TASK BRIEF -> Reproduce the full listing below unchanged, apart from the pictures.

DATA ->
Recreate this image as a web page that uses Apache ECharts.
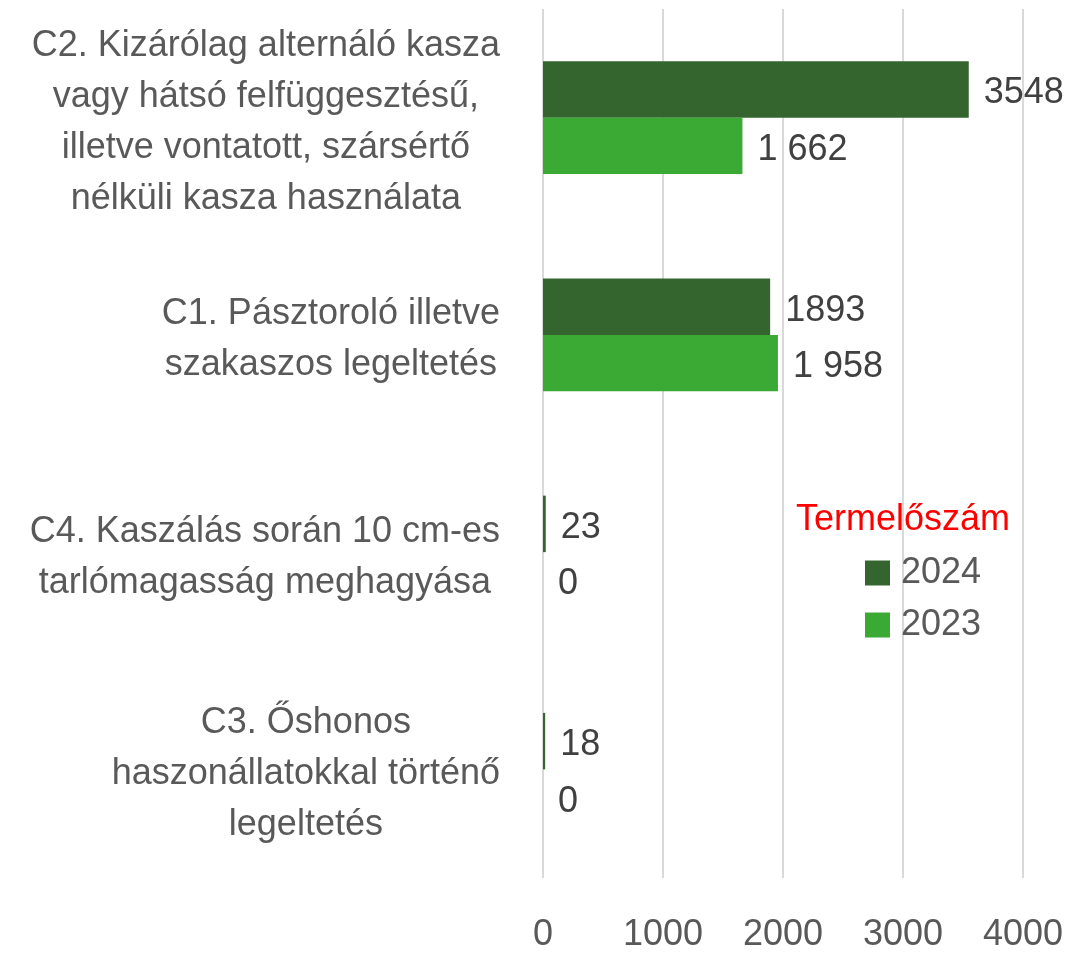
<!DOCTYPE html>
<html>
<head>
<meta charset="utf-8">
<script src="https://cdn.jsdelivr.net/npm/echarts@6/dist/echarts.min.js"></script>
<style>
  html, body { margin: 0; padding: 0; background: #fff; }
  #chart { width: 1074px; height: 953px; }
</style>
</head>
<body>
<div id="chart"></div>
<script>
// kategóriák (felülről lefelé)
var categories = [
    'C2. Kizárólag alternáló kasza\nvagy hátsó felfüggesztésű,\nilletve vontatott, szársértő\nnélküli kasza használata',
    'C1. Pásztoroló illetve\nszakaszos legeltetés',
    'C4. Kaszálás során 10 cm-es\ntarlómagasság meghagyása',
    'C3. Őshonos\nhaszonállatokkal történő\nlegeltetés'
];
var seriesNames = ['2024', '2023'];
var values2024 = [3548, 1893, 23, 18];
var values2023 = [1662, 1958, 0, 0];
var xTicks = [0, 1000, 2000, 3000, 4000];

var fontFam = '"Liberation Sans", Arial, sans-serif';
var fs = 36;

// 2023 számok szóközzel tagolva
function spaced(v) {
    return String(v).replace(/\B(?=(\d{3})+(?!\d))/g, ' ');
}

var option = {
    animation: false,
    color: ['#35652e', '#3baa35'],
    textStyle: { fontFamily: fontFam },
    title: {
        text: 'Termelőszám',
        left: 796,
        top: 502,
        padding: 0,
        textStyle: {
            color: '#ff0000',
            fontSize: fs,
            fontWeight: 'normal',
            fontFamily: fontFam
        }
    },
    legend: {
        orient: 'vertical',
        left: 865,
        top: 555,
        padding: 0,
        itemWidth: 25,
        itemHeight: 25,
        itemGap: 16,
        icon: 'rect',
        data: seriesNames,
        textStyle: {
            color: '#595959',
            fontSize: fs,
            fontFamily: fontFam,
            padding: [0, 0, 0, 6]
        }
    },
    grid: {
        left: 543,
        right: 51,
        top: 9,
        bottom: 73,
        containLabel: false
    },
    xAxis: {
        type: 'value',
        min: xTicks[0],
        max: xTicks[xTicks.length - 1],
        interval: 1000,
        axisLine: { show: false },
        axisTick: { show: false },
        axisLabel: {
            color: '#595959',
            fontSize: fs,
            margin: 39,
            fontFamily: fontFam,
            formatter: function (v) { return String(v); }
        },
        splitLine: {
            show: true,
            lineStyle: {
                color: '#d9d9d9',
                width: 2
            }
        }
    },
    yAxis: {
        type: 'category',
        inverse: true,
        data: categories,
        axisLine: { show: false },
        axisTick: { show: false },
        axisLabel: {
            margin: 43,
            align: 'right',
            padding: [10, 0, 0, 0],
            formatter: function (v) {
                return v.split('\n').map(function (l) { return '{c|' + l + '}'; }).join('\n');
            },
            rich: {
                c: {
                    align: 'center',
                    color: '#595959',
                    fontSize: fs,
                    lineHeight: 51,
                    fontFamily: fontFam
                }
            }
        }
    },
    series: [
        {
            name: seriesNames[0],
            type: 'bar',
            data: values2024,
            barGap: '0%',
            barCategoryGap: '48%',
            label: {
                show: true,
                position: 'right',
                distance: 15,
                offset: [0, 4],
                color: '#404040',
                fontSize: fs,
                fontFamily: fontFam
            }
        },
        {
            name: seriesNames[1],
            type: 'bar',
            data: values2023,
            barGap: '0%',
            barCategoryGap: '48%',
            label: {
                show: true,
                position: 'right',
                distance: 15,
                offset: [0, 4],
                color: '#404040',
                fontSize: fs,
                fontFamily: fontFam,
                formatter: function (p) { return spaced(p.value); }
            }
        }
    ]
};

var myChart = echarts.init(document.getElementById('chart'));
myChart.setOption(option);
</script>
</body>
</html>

EXERCISE OUTPUT ->
Recreate this image as a web page that uses Apache ECharts.
<!DOCTYPE html>
<html>
<head>
<meta charset="utf-8">
<script src="https://cdn.jsdelivr.net/npm/echarts@6/dist/echarts.min.js"></script>
<style>
  html, body { margin: 0; padding: 0; background: #fff; }
  #chart { width: 1074px; height: 953px; }
</style>
</head>
<body>
<div id="chart"></div>
<script>
// kategóriák (felülről lefelé)
var categories = [
    'C2. Kizárólag alternáló kasza\nvagy hátsó felfüggesztésű,\nilletve vontatott, szársértő\nnélküli kasza használata',
    'C1. Pásztoroló illetve\nszakaszos legeltetés',
    'C4. Kaszálás során 10 cm-es\ntarlómagasság meghagyása',
    'C3. Őshonos\nhaszonállatokkal történő\nlegeltetés'
];
var seriesNames = ['2024', '2023'];
var values2024 = [3548, 1893, 23, 18];
var values2023 = [1662, 1958, 0, 0];
var xTicks = [0, 1000, 2000, 3000, 4000];

var fontFam = '"Liberation Sans", Arial, sans-serif';
var fs = 36;

// 2023 számok szóközzel tagolva
function spaced(v) {
    return String(v).replace(/\B(?=(\d{3})+(?!\d))/g, ' ');
}

var option = {
    animation: false,
    color: ['#35652e', '#3baa35'],
    textStyle: { fontFamily: fontFam },
    title: {
        text: 'Termelőszám',
        left: 796,
        top: 502,
        padding: 0,
        textStyle: {
            color: '#ff0000',
            fontSize: fs,
            fontWeight: 'normal',
            fontFamily: fontFam
        }
    },
    legend: {
        orient: 'vertical',
        left: 865,
        top: 555,
        padding: 0,
        itemWidth: 25,
        itemHeight: 25,
        itemGap: 16,
        icon: 'rect',
        data: seriesNames,
        textStyle: {
            color: '#595959',
            fontSize: fs,
            fontFamily: fontFam,
            padding: [0, 0, 0, 6]
        }
    },
    grid: {
        left: 543,
        right: 51,
        top: 9,
        bottom: 73,
        containLabel: false
    },
    xAxis: {
        type: 'value',
        min: xTicks[0],
        max: xTicks[xTicks.length - 1],
        interval: 1000,
        axisLine: { show: false },
        axisTick: { show: false },
        axisLabel: {
            color: '#595959',
            fontSize: fs,
            margin: 39,
            fontFamily: fontFam,
            formatter: function (v) { return String(v); }
        },
        splitLine: {
            show: true,
            lineStyle: {
                color: '#d9d9d9',
                width: 2
            }
        }
    },
    yAxis: {
        type: 'category',
        inverse: true,
        data: categories,
        axisLine: { show: false },
        axisTick: { show: false },
        axisLabel: {
            margin: 43,
            align: 'right',
            padding: [10, 0, 0, 0],
            formatter: function (v) {
                return v.split('\n').map(function (l) { return '{c|' + l + '}'; }).join('\n');
            },
            rich: {
                c: {
                    align: 'center',
                    color: '#595959',
                    fontSize: fs,
                    lineHeight: 51,
                    fontFamily: fontFam
                }
            }
        }
    },
    series: [
        {
            name: seriesNames[0],
            type: 'bar',
            data: values2024,
            barGap: '0%',
            barCategoryGap: '48%',
            label: {
                show: true,
                position: 'right',
                distance: 15,
                offset: [0, 4],
                color: '#404040',
                fontSize: fs,
                fontFamily: fontFam
            }
        },
        {
            name: seriesNames[1],
            type: 'bar',
            data: values2023,
            barGap: '0%',
            barCategoryGap: '48%',
            label: {
                show: true,
                position: 'right',
                distance: 15,
                offset: [0, 4],
                color: '#404040',
                fontSize: fs,
                fontFamily: fontFam,
                formatter: function (p) { return spaced(p.value); }
            }
        }
    ]
};

var myChart = echarts.init(document.getElementById('chart'));
myChart.setOption(option);
</script>
</body>
</html>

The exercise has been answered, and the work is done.